Yes, Nokogiri can parse and extract information from RSS or Atom feeds. Nokogiri is a popular Ruby library for parsing HTML and XML, and since RSS and Atom feeds are XML-based formats, Nokogiri is well-suited for this task.
Here's an example of how you could use Nokogiri to parse an RSS feed and extract some basic information from it:
require 'nokogiri'
require 'open-uri'
# URL of the RSS or Atom feed
feed_url = 'http://example.com/feed.xml'
# Open and read the feed
xml_content = open(feed_url).read
# Parse the feed content with Nokogiri
doc = Nokogiri::XML(xml_content)
# Extract information from the feed
doc.xpath('//item').each do |item|
title = item.xpath('title').text
link = item.xpath('link').text
description = item.xpath('description').text
puts "Title: #{title}"
puts "Link: #{link}"
puts "Description: #{description}"
puts "---"
end
In this example, we're using open-uri
to fetch the feed and Nokogiri::XML
to parse it.

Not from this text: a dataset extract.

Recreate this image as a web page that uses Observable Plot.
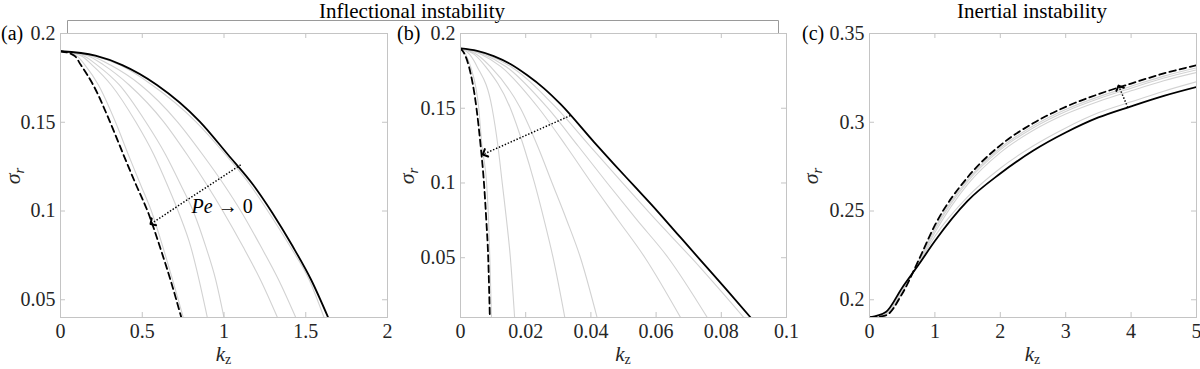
<!DOCTYPE html>
<html><head><meta charset="utf-8">
<script src="https://cdn.jsdelivr.net/npm/d3@7"></script>
<script src="https://cdn.jsdelivr.net/npm/@observablehq/plot@0.6"></script>
<style>
html,body{margin:0;padding:0;background:#fff;}
#wrap{position:relative;width:1200px;height:369px;overflow:hidden;}
#row{display:flex;position:absolute;left:0;top:0;}
#row svg{overflow:visible;display:block;}
#over{position:absolute;left:0;top:0;pointer-events:none;}
</style></head><body>
<div id="wrap">
<div id="row"></div>
<svg id="over" width="1200" height="369">
 <g font-family="'Liberation Serif', serif">
  <text x="412" y="18" text-anchor="middle" font-size="21" fill="#000">Inflectional instability</text>
  <text x="1032" y="18" text-anchor="middle" font-size="21" fill="#000">Inertial instability</text>
  <path d="M67.5,33V20.5H778.5V33" fill="none" stroke="#9a9a9a" stroke-width="1"/>
  <text x="1" y="40" font-size="20" fill="#000">(a)</text>
  <text x="397" y="40" font-size="20" fill="#000">(b)</text>
  <text x="802" y="40" font-size="20" fill="#000">(c)</text>
  <text x="223.5" y="361" text-anchor="middle" font-size="21" fill="#262626"><tspan font-style="italic">k</tspan><tspan font-size="14" dy="3">z</tspan></text>
  <text x="623" y="361" text-anchor="middle" font-size="21" fill="#262626"><tspan font-style="italic">k</tspan><tspan font-size="14" dy="3">z</tspan></text>
  <text x="1032.5" y="361" text-anchor="middle" font-size="21" fill="#262626"><tspan font-style="italic">k</tspan><tspan font-size="14" dy="3">z</tspan></text>
  <text transform="translate(20,176) rotate(-90)" text-anchor="middle" font-size="22" fill="#262626"><tspan font-style="italic">σ</tspan><tspan font-style="italic" font-size="15" dy="4">r</tspan></text>
  <text transform="translate(414,176) rotate(-90)" text-anchor="middle" font-size="22" fill="#262626"><tspan font-style="italic">σ</tspan><tspan font-style="italic" font-size="15" dy="4">r</tspan></text>
  <text transform="translate(818,176) rotate(-90)" text-anchor="middle" font-size="22" fill="#262626"><tspan font-style="italic">σ</tspan><tspan font-style="italic" font-size="15" dy="4">r</tspan></text>
 </g>
</svg>
</div>
<script>
// ---------- Panel (a): inflectional instability ----------
const sigA      = [0.19, 0.1875, 0.1822, 0.171, 0.1504, 0.1317, 0.1148, 0.0989, 0.0801, 0.0614, 0.04];
const kSolidA   = [0, 0.214, 0.378, 0.590, 0.852, 1.025, 1.178, 1.296, 1.420, 1.532, 1.637];
const kDashedA  = [0, 0.085, 0.125, 0.200, 0.302, 0.385, 0.462, 0.537, 0.607, 0.672, 0.739];
const kGrayA1   = [0, 0.098, 0.150, 0.232, 0.335, 0.415, 0.490, 0.560, 0.625, 0.685, 0.751];
const kGrayA2   = [0, 0.125, 0.194, 0.310, 0.459, 0.571, 0.653, 0.724, 0.796, 0.847, 0.898];
const kGrayA3   = [0, 0.140, 0.224, 0.360, 0.520, 0.643, 0.735, 0.816, 0.888, 0.949, 1.000];
const kGrayA4   = [0, 0.165, 0.265, 0.420, 0.630, 0.775, 0.895, 1.000, 1.115, 1.222, 1.327];
const kGrayA5   = [0, 0.185, 0.306, 0.490, 0.714, 0.870, 1.000, 1.110, 1.225, 1.333, 1.439];
const kGrayA6   = [0, 0.205, 0.363, 0.560, 0.827, 1.010, 1.159, 1.276, 1.404, 1.520, 1.612];
const arrowA    = {k1: 1.102, s1: 0.126, k2: 0.561, s2: 0.0933};
const labelA    = {k: 0.943, s: 0.1024};
const peText    = ["Pe", "→ 0"];
const xTicksA   = [0, 0.5, 1, 1.5, 2];
const yTicksA   = [0.05, 0.1, 0.15, 0.2];

// ---------- Panel (b): inflectional instability ----------
const sigB      = [0.19, 0.186, 0.1778, 0.15, 0.1244, 0.1, 0.0756, 0.05, 0.01];
const kDashedB  = [0, 0.0013, 0.0026, 0.0049, 0.0062, 0.0072, 0.0079, 0.0085, 0.0090];
const kGrayB1   = [0, 0.0016, 0.0031, 0.0056, 0.0066, 0.0080, 0.0086, 0.0090, 0.0095];
const kGrayB2   = [0, 0.0028, 0.0051, 0.0097, 0.0115, 0.0128, 0.0141, 0.0153, 0.0166];
const kGrayB3   = [0, 0.0042, 0.0077, 0.0153, 0.0194, 0.0227, 0.0256, 0.0284, 0.0320];
const kGrayB4   = [0, 0.0050, 0.0092, 0.0184, 0.0237, 0.0281, 0.0325, 0.0368, 0.0419];
const kGrayB5   = [0, 0.0064, 0.0124, 0.0240, 0.0325, 0.0402, 0.0482, 0.0566, 0.0675];
const kGrayB6   = [0, 0.0072, 0.0140, 0.0268, 0.0362, 0.0450, 0.0540, 0.0637, 0.0757];
const kGrayB7   = [0, 0.0080, 0.0155, 0.0295, 0.0398, 0.0497, 0.0598, 0.0708, 0.0869];
const kSolidB   = [0, 0.0051, 0.0102, 0.0153, 0.0204, 0.0256, 0.0307, 0.0409, 0.0470, 0.0532, 0.0603, 0.0665, 0.0736, 0.0818, 0.0890];
const sSolidB   = [0.19, 0.1884, 0.1849, 0.1796, 0.1722, 0.1633, 0.1527, 0.1275, 0.1128, 0.0982, 0.0814, 0.0660, 0.0484, 0.0282, 0.0100];
const arrowB    = {k1: 0.0337, s1: 0.1451, k2: 0.0074, s2: 0.1196};
const xTicksB   = [0, 0.02, 0.04, 0.06, 0.08, 0.1];
const yTicksB   = [0.05, 0.1, 0.15, 0.2];

// ---------- Panel (c): inertial instability ----------
const kC        = [0, 0.25, 0.5, 0.75, 1, 1.5, 2, 2.5, 3, 3.5, 4, 4.5, 5];
const sSolidC   = [0.19, 0.1931, 0.2068, 0.2197, 0.2331, 0.2557, 0.2711, 0.2839, 0.2942, 0.3027, 0.3090, 0.3149, 0.3199];
const sDashedC  = [0.19, 0.1912, 0.2034, 0.2222, 0.2420, 0.2690, 0.2870, 0.2994, 0.3087, 0.3158, 0.3218, 0.3275, 0.3321];
const sGrayC1   = [0.19, 0.1915, 0.2040, 0.2217, 0.2405, 0.2676, 0.2855, 0.2979, 0.3072, 0.3143, 0.3203, 0.3260, 0.3306];
const sGrayC2   = [0.19, 0.1918, 0.2045, 0.2213, 0.2394, 0.2665, 0.2844, 0.2968, 0.3061, 0.3132, 0.3192, 0.3249, 0.3295];
const sGrayC3   = [0.19, 0.1921, 0.2050, 0.2208, 0.2379, 0.2650, 0.2829, 0.2953, 0.3046, 0.3117, 0.3177, 0.3234, 0.3280];
const sGrayC4   = [0.19, 0.1926, 0.2060, 0.2202, 0.2358, 0.2580, 0.2741, 0.2866, 0.2968, 0.3053, 0.3115, 0.3175, 0.3228];
const arrowC    = {k1: 3.95, s1: 0.3083, k2: 3.82, s2: 0.3196};
const xTicksC   = [0, 1, 2, 3, 4, 5];
const yTicksC   = [0.2, 0.25, 0.3, 0.35];

// ---------- helpers ----------
const rows = (ks, ss, id) => ks.map((k, i) => ({k, s: ss[i], id}));
const BOX = "#c4c4c4";
const FONT = "Liberation Serif";
const CURVE = "monotone-x";

function panel({xDomain, yDomain, xTicks, yTicks, grays, dashed, solid, arrow, ml, mr, extra = []}) {
  const W = 400, H = 369, mt = 33, mb = 52;
  const iw = W - ml - mr, ih = H - mt - mb, t = 5;
  const svg = Plot.plot({
    width: W, height: H, marginLeft: ml, marginRight: mr, marginTop: mt, marginBottom: mb,
    style: {background: "transparent", overflow: "visible"},
    x: {domain: xDomain, axis: null},
    y: {domain: yDomain, axis: null},
    marks: [
      Plot.line(grays, {x: "k", y: "s", z: "id", stroke: "#d2d2d2", strokeWidth: 1.1, curve: CURVE, clip: true}),
      Plot.line(dashed, {x: "k", y: "s", stroke: "#000", strokeWidth: 1.8, strokeDasharray: "6.5,4", curve: CURVE, clip: true}),
      Plot.line(solid, {x: "k", y: "s", stroke: "#000", strokeWidth: 1.8, curve: CURVE, clip: true}),
      Plot.link([arrow], {x1: "k1", y1: "s1", x2: "k2", y2: "s2", stroke: "#000", strokeWidth: 1.5, strokeDasharray: "1.4,1.8", markerEnd: "arrow"}),
      ...extra,
      Plot.frame({stroke: BOX, strokeWidth: 1}),
      Plot.tickX(xTicks, {x: d => d, insetTop: ih - t, stroke: BOX}),
      Plot.tickX(xTicks, {x: d => d, insetBottom: ih - t, stroke: BOX}),
      Plot.tickY(yTicks, {y: d => d, insetRight: iw - t, stroke: BOX}),
      Plot.tickY(yTicks, {y: d => d, insetLeft: iw - t, stroke: BOX}),
      Plot.text(xTicks, {x: d => d, text: d => String(d), frameAnchor: "bottom", dy: 20, fontFamily: FONT, fontSize: 20, fill: "#262626"}),
      Plot.text(yTicks, {y: d => d, text: d => String(d), frameAnchor: "left", textAnchor: "end", dx: -5, fontFamily: FONT, fontSize: 20, fill: "#262626"})
    ]
  });
  svg.querySelectorAll("marker").forEach(m => {
    m.setAttribute("stroke-dasharray", "none");
    m.setAttribute("markerWidth", "9");
    m.setAttribute("markerHeight", "9");
  });
  return svg;
}

const graysA = [kGrayA1, kGrayA2, kGrayA3, kGrayA4, kGrayA5, kGrayA6].flatMap((ks, i) => rows(ks, sigA, "g" + i));
const graysB = [kGrayB1, kGrayB2, kGrayB3, kGrayB4, kGrayB5, kGrayB6, kGrayB7].flatMap((ks, i) => rows(ks, sigB, "g" + i));
const graysC = [sGrayC1, sGrayC2, sGrayC3, sGrayC4].flatMap((ss, i) => rows(kC, ss, "g" + i));

const pA = panel({
  xDomain: [0, 2], yDomain: [0.04, 0.2], xTicks: xTicksA, yTicks: yTicksA,
  grays: graysA, dashed: rows(kDashedA, sigA, "d"), solid: rows(kSolidA, sigA, "s"),
  arrow: arrowA, ml: 60, mr: 13,
  extra: [
    Plot.text([labelA], {x: "k", y: "s", text: () => peText[0], fontStyle: "italic", textAnchor: "end", dx: -2, fontFamily: FONT, fontSize: 20, fill: "#000"}),
    Plot.text([labelA], {x: "k", y: "s", text: () => peText[1], textAnchor: "start", dx: 3, fontFamily: FONT, fontSize: 20, fill: "#000"})
  ]
});
const pB = panel({
  xDomain: [0, 0.1], yDomain: [0.01, 0.2], xTicks: xTicksB, yTicks: yTicksB,
  grays: graysB, dashed: rows(kDashedB, sigB, "d"), solid: rows(kSolidB, sSolidB, "s"),
  arrow: arrowB, ml: 60, mr: 14
});
const pC = panel({
  xDomain: [0, 5], yDomain: [0.19, 0.35], xTicks: xTicksC, yTicks: yTicksC,
  grays: graysC, dashed: rows(kC, sDashedC, "d"), solid: rows(kC, sSolidC, "s"),
  arrow: arrowC, ml: 69, mr: 4
});
const row = document.getElementById("row");
row.append(pA, pB, pC);
</script>
</body></html>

We then navigate through the XML structure using XPath queries to extract the title
, link
, and description
of each item in the feed.
Please replace 'http://example.com/feed.xml'
with the actual URL of the RSS or Atom feed you want to parse.
Remember to handle exceptions and errors that might occur when fetching or parsing the feed, such as network errors or invalid XML content.
Also, keep in mind that the structure of RSS and Atom feeds can vary slightly, so you may need to adjust the XPath expressions based on the specific format and structure of the feed you're working with.